# Given problem
Reproduce each line exactly.

######

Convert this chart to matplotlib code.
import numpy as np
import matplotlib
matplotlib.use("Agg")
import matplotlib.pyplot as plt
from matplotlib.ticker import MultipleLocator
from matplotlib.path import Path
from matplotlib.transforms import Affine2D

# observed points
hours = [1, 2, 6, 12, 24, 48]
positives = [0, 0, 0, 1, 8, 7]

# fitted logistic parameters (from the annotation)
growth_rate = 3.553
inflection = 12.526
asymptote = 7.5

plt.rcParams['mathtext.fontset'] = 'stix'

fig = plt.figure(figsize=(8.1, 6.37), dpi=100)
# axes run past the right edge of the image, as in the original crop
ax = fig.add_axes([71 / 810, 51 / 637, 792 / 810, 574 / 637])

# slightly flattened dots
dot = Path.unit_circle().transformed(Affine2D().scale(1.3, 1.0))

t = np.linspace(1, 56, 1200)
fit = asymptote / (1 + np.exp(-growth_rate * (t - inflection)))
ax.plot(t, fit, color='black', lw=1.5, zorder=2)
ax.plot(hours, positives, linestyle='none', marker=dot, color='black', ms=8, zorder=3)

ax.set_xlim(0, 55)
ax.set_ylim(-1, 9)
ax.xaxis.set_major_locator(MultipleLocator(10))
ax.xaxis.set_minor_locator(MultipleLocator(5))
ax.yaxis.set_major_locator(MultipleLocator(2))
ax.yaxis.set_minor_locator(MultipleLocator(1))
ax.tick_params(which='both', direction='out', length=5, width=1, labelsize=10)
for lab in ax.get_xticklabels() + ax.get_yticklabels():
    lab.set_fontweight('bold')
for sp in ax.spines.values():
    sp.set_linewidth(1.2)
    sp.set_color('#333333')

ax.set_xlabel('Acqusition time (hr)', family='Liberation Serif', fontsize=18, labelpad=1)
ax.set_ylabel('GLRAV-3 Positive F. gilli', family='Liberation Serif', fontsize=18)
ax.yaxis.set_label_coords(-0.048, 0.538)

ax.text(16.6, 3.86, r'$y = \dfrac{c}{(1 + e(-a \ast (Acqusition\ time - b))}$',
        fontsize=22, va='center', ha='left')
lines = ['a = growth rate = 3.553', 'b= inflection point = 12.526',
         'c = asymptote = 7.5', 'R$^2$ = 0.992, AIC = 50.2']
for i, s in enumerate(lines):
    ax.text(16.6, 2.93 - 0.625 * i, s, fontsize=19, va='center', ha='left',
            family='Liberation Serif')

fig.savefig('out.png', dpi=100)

######

# Completed exercise
Convert this chart to matplotlib code.
import numpy as np
import matplotlib
matplotlib.use("Agg")
import matplotlib.pyplot as plt
from matplotlib.ticker import MultipleLocator
from matplotlib.path import Path
from matplotlib.transforms import Affine2D

# observed points
hours = [1, 2, 6, 12, 24, 48]
positives = [0, 0, 0, 1, 8, 7]

# fitted logistic parameters (from the annotation)
growth_rate = 3.553
inflection = 12.526
asymptote = 7.5

plt.rcParams['mathtext.fontset'] = 'stix'

fig = plt.figure(figsize=(8.1, 6.37), dpi=100)
# axes run past the right edge of the image, as in the original crop
ax = fig.add_axes([71 / 810, 51 / 637, 792 / 810, 574 / 637])

# slightly flattened dots
dot = Path.unit_circle().transformed(Affine2D().scale(1.3, 1.0))

t = np.linspace(1, 56, 1200)
fit = asymptote / (1 + np.exp(-growth_rate * (t - inflection)))
ax.plot(t, fit, color='black', lw=1.5, zorder=2)
ax.plot(hours, positives, linestyle='none', marker=dot, color='black', ms=8, zorder=3)

ax.set_xlim(0, 55)
ax.set_ylim(-1, 9)
ax.xaxis.set_major_locator(MultipleLocator(10))
ax.xaxis.set_minor_locator(MultipleLocator(5))
ax.yaxis.set_major_locator(MultipleLocator(2))
ax.yaxis.set_minor_locator(MultipleLocator(1))
ax.tick_params(which='both', direction='out', length=5, width=1, labelsize=10)
for lab in ax.get_xticklabels() + ax.get_yticklabels():
    lab.set_fontweight('bold')
for sp in ax.spines.values():
    sp.set_linewidth(1.2)
    sp.set_color('#333333')

ax.set_xlabel('Acqusition time (hr)', family='Liberation Serif', fontsize=18, labelpad=1)
ax.set_ylabel('GLRAV-3 Positive F. gilli', family='Liberation Serif', fontsize=18)
ax.yaxis.set_label_coords(-0.048, 0.538)

ax.text(16.6, 3.86, r'$y = \dfrac{c}{(1 + e(-a \ast (Acqusition\ time - b))}$',
        fontsize=22, va='center', ha='left')
lines = ['a = growth rate = 3.553', 'b= inflection point = 12.526',
         'c = asymptote = 7.5', 'R$^2$ = 0.992, AIC = 50.2']
for i, s in enumerate(lines):
    ax.text(16.6, 2.93 - 0.625 * i, s, fontsize=19, va='center', ha='left',
            family='Liberation Serif')

fig.savefig('out.png', dpi=100)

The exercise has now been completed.